Walter Prause, port manager for Charleston Navigation Co., inspects construction of the Charleston Harbor Pilots building on Concord Street. The building is expected to be completed this fall.

Chase Purdy

If the island beneath the new Charleston Harbor Pilots Association building washes away, the structure will hold its own ground, thanks to disaster-scenario engineering.

After eight months of construction, 40,000 pounds of steel, 32 concrete piles and $1.3 million, the new pilot house nears completion, providing a better facility for those handling the ships entering port, and one secure against hurricane-force winds. The old building was moved in December 2007, and since then, the harbor pilot team has worked from a trailer at 6 Concord St.

Walter Prause, port manager for the Charleston Navigation Co., climbed through the construction site, pointing out several new features the pilot team will enjoy: a kitchen, laundry facilities, a conference room, even a bathroom just for hurried dispatchers. Prause expects a fully operational pilot house the day the team moves in.

"You have to walk into a working facility, especially that dispatch center," he said. "I need to be able to say, 'OK guys, let's go to the new building,' flip on a light switch, and go to work."

Tim Olson is the Trident Construction superintendent for the building site. Olson said installation of hurricane strapping is in place along the sides of the building, and the roof is next.

"Actually, right now we should be done with the envelope of the building by the end of next week," he said. "You're probably talking by the beginning of July, we should be pretty well protected from the elements."

About 70 containerships enter the harbor each week, and they arrive at all hours of the day and night. Dispatchers communicate with the ships and keep the harbor pilots busy. Some work 24-hour shifts, because whether the sea is calm or rough, pilots must board the container ships to guide them through the harbor to the dock. Between jobs, they need a place to rest and the new building will provide four bedrooms. That's three more than the previous pilot house.

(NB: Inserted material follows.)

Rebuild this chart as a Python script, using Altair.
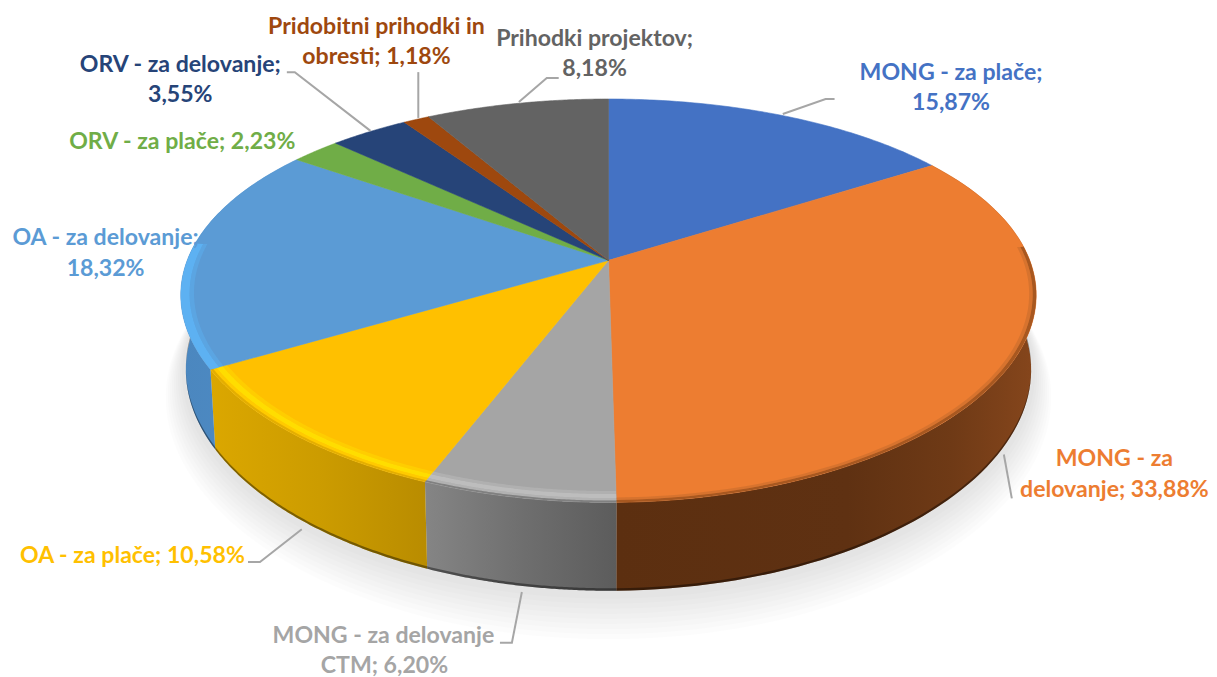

"(Hurricane) Hugo almost flooded the old building," Prause said. "I'm six feet higher than that now."

Rather than sink money into the old building, they recycled it. Today it's the office for Stevens Towing at Yonges Island, the result of loading it onto a barge and sending it down the Intracoastal Waterway.

Whit Smith, president of the Charleston Harbor Pilots Association, authorized construction of the new, three-story building. It is more than triple the size of the old and boasts a commanding view of the harbor. The location provides fast access to ships at a marginal cost. Moving the entire operation to another location would cost up to $5 million, Smith said.

The team is comprised of eight pilots, five boat operators, two dispatchers, and five administrative positions.

Prause said he and the rest of his team hope to walk in by the end of October — but will definitely be in the new facility by the end of the year.

"If we move in by Christmas, I'll be happy," he said. "I don't want to be a year older, but I'm ready for this to be over."